*** INPUT

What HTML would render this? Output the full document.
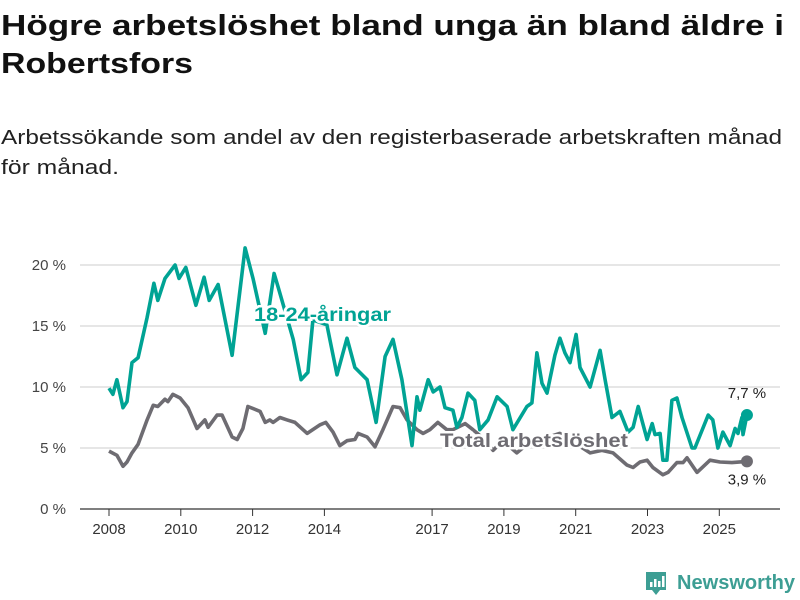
<!DOCTYPE html>
<html><head><meta charset="utf-8"><style>
html,body{margin:0;padding:0;background:#fff;}
svg{display:block;font-family:"Liberation Sans",sans-serif;}
</style></head><body>
<svg width="800" height="600" viewBox="0 0 800 600">
<text x="1" y="35" font-size="29" font-weight="bold" fill="#111" textLength="783" lengthAdjust="spacingAndGlyphs">Högre arbetslöshet bland unga än bland äldre i</text>
<text x="1" y="73" font-size="29" font-weight="bold" fill="#111" textLength="192" lengthAdjust="spacingAndGlyphs">Robertsfors</text>
<text x="1" y="144" font-size="20" fill="#222" textLength="781" lengthAdjust="spacingAndGlyphs">Arbetssökande som andel av den registerbaserade arbetskraften månad</text>
<text x="1" y="174" font-size="20" fill="#222" textLength="118" lengthAdjust="spacingAndGlyphs">för månad.</text>
<g id="grid"></g>
<g id="xaxis"></g>
<g id="series"></g>
<g>
<path d="M646 572 h20 v18 h-6 l-4 5 l-4 -5 h-6 z" fill="#3d9e94"/>
<rect x="650" y="582" width="2.5" height="5" fill="#fff"/><rect x="654" y="579" width="2.5" height="8" fill="#fff"/><rect x="658" y="581" width="2.5" height="6" fill="#fff"/><rect x="662" y="576" width="2.5" height="11" fill="#fff"/>
<text x="677" y="589" font-size="20" font-weight="bold" fill="#3d9e94" textLength="118" lengthAdjust="spacingAndGlyphs">Newsworthy</text>
</g>
</svg>
<script>
const yTicks=[0,5,10,15,20];
const xTickYears=[2008,2010,2012,2014,2017,2019,2021,2023,2025];
const youthDates=[0,.11,.22,.39,.5,.64,.81,1.06,1.25,1.36,1.56,1.84,1.95,2.14,2.42,2.65,2.79,3.04,3.43,3.79,4.01,4.35,4.6,4.71,5.13,5.35,5.54,5.68,6.07,6.35,6.63,6.85,7.19,7.44,7.69,7.91,8.16,8.44,8.58,8.66,8.89,9.03,9.22,9.36,9.58,9.69,9.83,10.0,10.19,10.33,10.56,10.81,11.09,11.25,11.64,11.78,11.92,12.06,12.2,12.42,12.56,12.7,12.84,13.01,13.12,13.4,13.68,13.82,14.01,14.23,14.46,14.6,14.74,14.99,15.13,15.21,15.35,15.43,15.54,15.68,15.82,15.96,16.24,16.32,16.69,16.82,16.96,17.1,17.3,17.44,17.52,17.63,17.66,17.77];
const youthValues=[9.9,9.4,10.6,8.3,8.8,12.0,12.4,15.7,18.5,17.1,18.9,20.0,18.9,19.8,16.7,19.0,17.1,18.4,12.6,21.4,18.9,14.4,19.3,18.2,13.9,10.6,11.2,15.5,15.1,11.0,14.0,11.6,10.6,7.1,12.5,13.9,10.6,5.2,9.2,8.1,10.6,9.6,10.0,8.3,8.1,6.7,7.5,9.5,8.9,6.5,7.3,9.2,8.4,6.5,8.4,8.7,12.8,10.3,9.5,12.6,14.0,12.8,12.0,14.3,11.6,10.0,13.0,10.6,7.5,8.0,6.3,6.7,8.4,5.7,7.0,6.1,6.2,4.0,4.0,8.9,9.1,7.5,5.0,5.0,7.7,7.3,5.0,6.3,5.2,6.6,6.2,7.5,6.1,7.7];
const totalDates=[0,.22,.39,.5,.64,.81,1.06,1.23,1.36,1.56,1.64,1.78,1.98,2.2,2.45,2.67,2.76,3.01,3.15,3.43,3.57,3.73,3.87,4.21,4.35,4.48,4.57,4.76,4.96,5.18,5.52,5.88,6.04,6.24,6.43,6.63,6.85,6.94,7.19,7.41,7.63,7.91,8.11,8.3,8.58,8.75,8.94,9.16,9.41,9.58,9.92,10.14,10.42,10.7,10.97,11.36,11.73,12.14,12.56,12.98,13.4,13.73,14.04,14.43,14.6,14.79,14.99,15.15,15.43,15.57,15.82,15.99,16.1,16.38,16.74,17.02,17.35,17.77];
const totalValues=[4.75,4.4,3.5,3.85,4.6,5.3,7.3,8.5,8.4,9.0,8.8,9.4,9.1,8.3,6.6,7.3,6.7,7.7,7.7,5.9,5.7,6.6,8.4,8.0,7.1,7.3,7.1,7.5,7.3,7.1,6.2,6.9,7.1,6.3,5.2,5.6,5.7,6.2,5.9,5.1,6.5,8.4,8.3,7.3,6.5,6.2,6.5,7.1,6.5,6.5,7.0,6.5,5.8,4.8,5.6,4.6,5.5,5.8,6.2,5.4,4.6,4.8,4.6,3.6,3.4,3.85,4.0,3.4,2.8,3.0,3.8,3.8,4.2,3.0,4.0,3.85,3.8,3.9];
const NS="http://www.w3.org/2000/svg";
const X=t=>109+t*35.9;           // t = years since 2008
const Y=v=>509-v*12.2;
function mk(tag,attrs,parent){const e=document.createElementNS(NS,tag);for(const k in attrs)e.setAttribute(k,attrs[k]);parent.appendChild(e);return e;}
const grid=document.getElementById('grid'),xa=document.getElementById('xaxis'),ser=document.getElementById('series');
yTicks.forEach(v=>{
 const l=mk('line',{x1:80,x2:780,y1:Y(v),y2:Y(v),stroke:v===0?'#333':'#ddd','stroke-width':v===0?1.2:1.5},grid);
 
 
 const t=mk('text',{x:66,y:Y(v)+5,'font-size':15,fill:'#444','text-anchor':'end'},grid);
 t.textContent=v+' %';
 
 
});
xTickYears.forEach(yr=>{
 const x=X(yr-2008);
 const l=mk('line',{x1:x,x2:x,y1:509,y2:516,stroke:'#333','stroke-width':1},xa);
 
 
 const t=mk('text',{x:x,y:534,'font-size':15,fill:'#333','text-anchor':'middle'},xa);
 t.textContent=yr;
 
 
});
function line(dates,vals,color,name){
 const d=dates.map((t,i)=>(i?'L':'M')+X(t).toFixed(1)+' '+Y(vals[i]).toFixed(1)).join(' ');
 const p=mk('path',{d:d,fill:'none',stroke:color,'stroke-width':3.6,'stroke-linejoin':'round'},ser);
 
 
 const n=dates.length-1;
 const c=mk('circle',{cx:X(dates[n]),cy:Y(vals[n]),r:6,fill:color},ser);
 
 
}
line(totalDates,totalValues,'#6e6c72','total');
line(youthDates,youthValues,'#00a394','youth');
function lab(x,y,txt,color,name,size,bold,anchor,len){
 const a={x:x,y:y,'font-size':size,'font-weight':bold?'bold':'normal',fill:color,stroke:'#fff','stroke-width':bold?5:0,'paint-order':'stroke','text-anchor':anchor||'start'};
 if(len){a.textLength=len;a.lengthAdjust='spacingAndGlyphs';}
 const t=mk('text',a,ser);
 t.textContent=txt;
 
 
}
lab(254,321,'18-24-åringar','#00a394','youth-series-label',19,true,null,137);
lab(440,447,'Total arbetslöshet','#6e6c72','total-series-label',19,true,null,188);
const ny=youthDates.length-1,nt=totalDates.length-1;
lab(X(youthDates[ny]),Y(youthValues[ny])-17,String(youthValues[ny]).replace('.',',')+' %','#222','youth-end-value',15,false,'middle');
lab(X(totalDates[nt]),Y(totalValues[nt])+23,String(totalValues[nt]).replace('.',',')+' %','#222','total-end-value',15,false,'middle');
</script>
</body></html>
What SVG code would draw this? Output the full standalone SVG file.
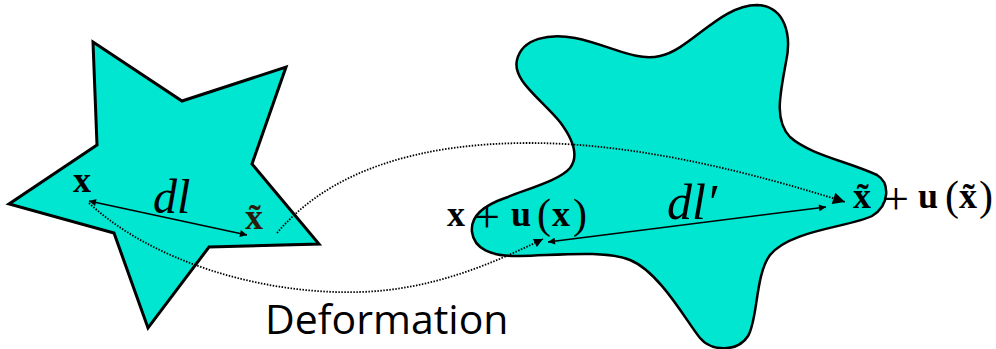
<svg xmlns="http://www.w3.org/2000/svg" width="996" height="349" viewBox="0 0 996 349">
  <style>
    .shape { fill: #00e6d0; stroke: #000; stroke-linejoin: miter; }
    .mb { font-family: "Liberation Serif", serif; font-weight: bold; font-size: 36px; fill: #000; }
    .mr { font-family: "Liberation Serif", serif; font-size: 42px; fill: #000; }
    .mp { font-family: "Liberation Serif", serif; font-size: 46px; fill: #000; }
    .mi { font-family: "Liberation Serif", serif; font-style: italic; font-size: 48px; fill: #000; }
    .lbl { font-family: "Open Sans", "DejaVu Sans", sans-serif; font-size: 41px; fill: #000; }
    .arr { fill: none; stroke: #000; stroke-width: 1.5; }
    .dot { fill: none; stroke: #000; stroke-width: 1.8; stroke-dasharray: 1.5 1.5; }
  </style>
  <defs>
    <marker id="ah" viewBox="0 0 10 10" refX="10" refY="5" markerWidth="9" markerHeight="7" markerUnits="userSpaceOnUse" orient="auto-start-reverse">
      <path d="M0,0 L10,5 L0,10 z" fill="#000"/>
    </marker>
    <marker id="ahm" viewBox="0 0 10 10" refX="10" refY="5" markerWidth="11" markerHeight="9" markerUnits="userSpaceOnUse" orient="auto">
      <path d="M0,0 L10,5 L0,10 z" fill="#000"/>
    </marker>
    <marker id="ahl" viewBox="0 0 10 10" refX="10" refY="5" markerWidth="14" markerHeight="12" markerUnits="userSpaceOnUse" orient="auto">
      <path d="M0,0 L10,5 L0,10 z" fill="#000"/>
    </marker>
  </defs>

  <g id="star">
    <polygon class="shape" stroke-width="3" points="93,42 182,101 286,67 252,164 319,244 209,247 148,328 114,233 9,204 97,145"/>
  </g>

  <g id="deformed">
    <path class="shape" stroke-width="2.5" d="M472,232 C470,215 485,205 505,198 C530,188 560,180 570,168 C580,155 572,138 560,122 C540,98 512,80 517,60 C522,38 550,33 575,38 C610,45 635,62 660,56 C690,50 720,5 757,5 C785,6 792,35 786,62 C780,95 774,120 790,137 C810,155 850,162 877,175 C890,183 890,205 872,216 C850,227 790,230 770,255 C755,275 758,320 748,336 C738,352 712,352 700,338 C688,324 660,272 630,260 C605,250 560,255 520,256 C490,257 474,248 472,232 Z"/>
  </g>

  <g id="connectors">
    <line class="arr" x1="89" y1="201" x2="247" y2="235" marker-start="url(#ah)" marker-end="url(#ah)"/>
    <line class="arr" x1="548" y1="242" x2="826" y2="207" marker-start="url(#ah)" marker-end="url(#ah)"/>
    <path class="dot" d="M89,203 C150,260 260,295 360,292 C430,290 490,265 543,239" marker-end="url(#ahm)"/>
    <path class="dot" d="M277,233 C330,170 420,143 530,143 C640,143 760,175 845,202" marker-end="url(#ahl)"/>
  </g>

  <g id="labels">
    <text class="mb" x="73" y="192">x</text>
    <text class="mi" x="153" y="213">dl</text>
    <text class="mb" x="245" y="229" style="fill:#2a1a0a">x̃</text>

    <text class="mb" x="447" y="226">x</text>
    <text class="mp" x="474" y="232">+</text>
    <text class="mb" x="511" y="226">u</text>
    <text class="mr" x="537" y="228">(</text>
    <text class="mb" x="552" y="226">x</text>
    <text class="mr" x="573" y="228">)</text>

    <text class="mi" x="667" y="219" style="font-size:50px">dl′</text>

    <text class="mb" x="853" y="208">x̃</text>
    <text class="mp" x="883" y="214">+</text>
    <text class="mb" x="918" y="208">u</text>
    <text class="mr" x="945" y="210">(</text>
    <text class="mb" x="959" y="208">x̃</text>
    <text class="mr" x="979" y="210">)</text>

    <text class="lbl" x="265" y="334">Deformation</text>
  </g>
</svg>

******

YOUR OBJECTIVE: Copy each line of the data that contains the word "full".

OUTPUT OF THE EXERCISE:
What HTML would render this? Output the full document.
What SVG code would draw this? Output the full standalone SVG file.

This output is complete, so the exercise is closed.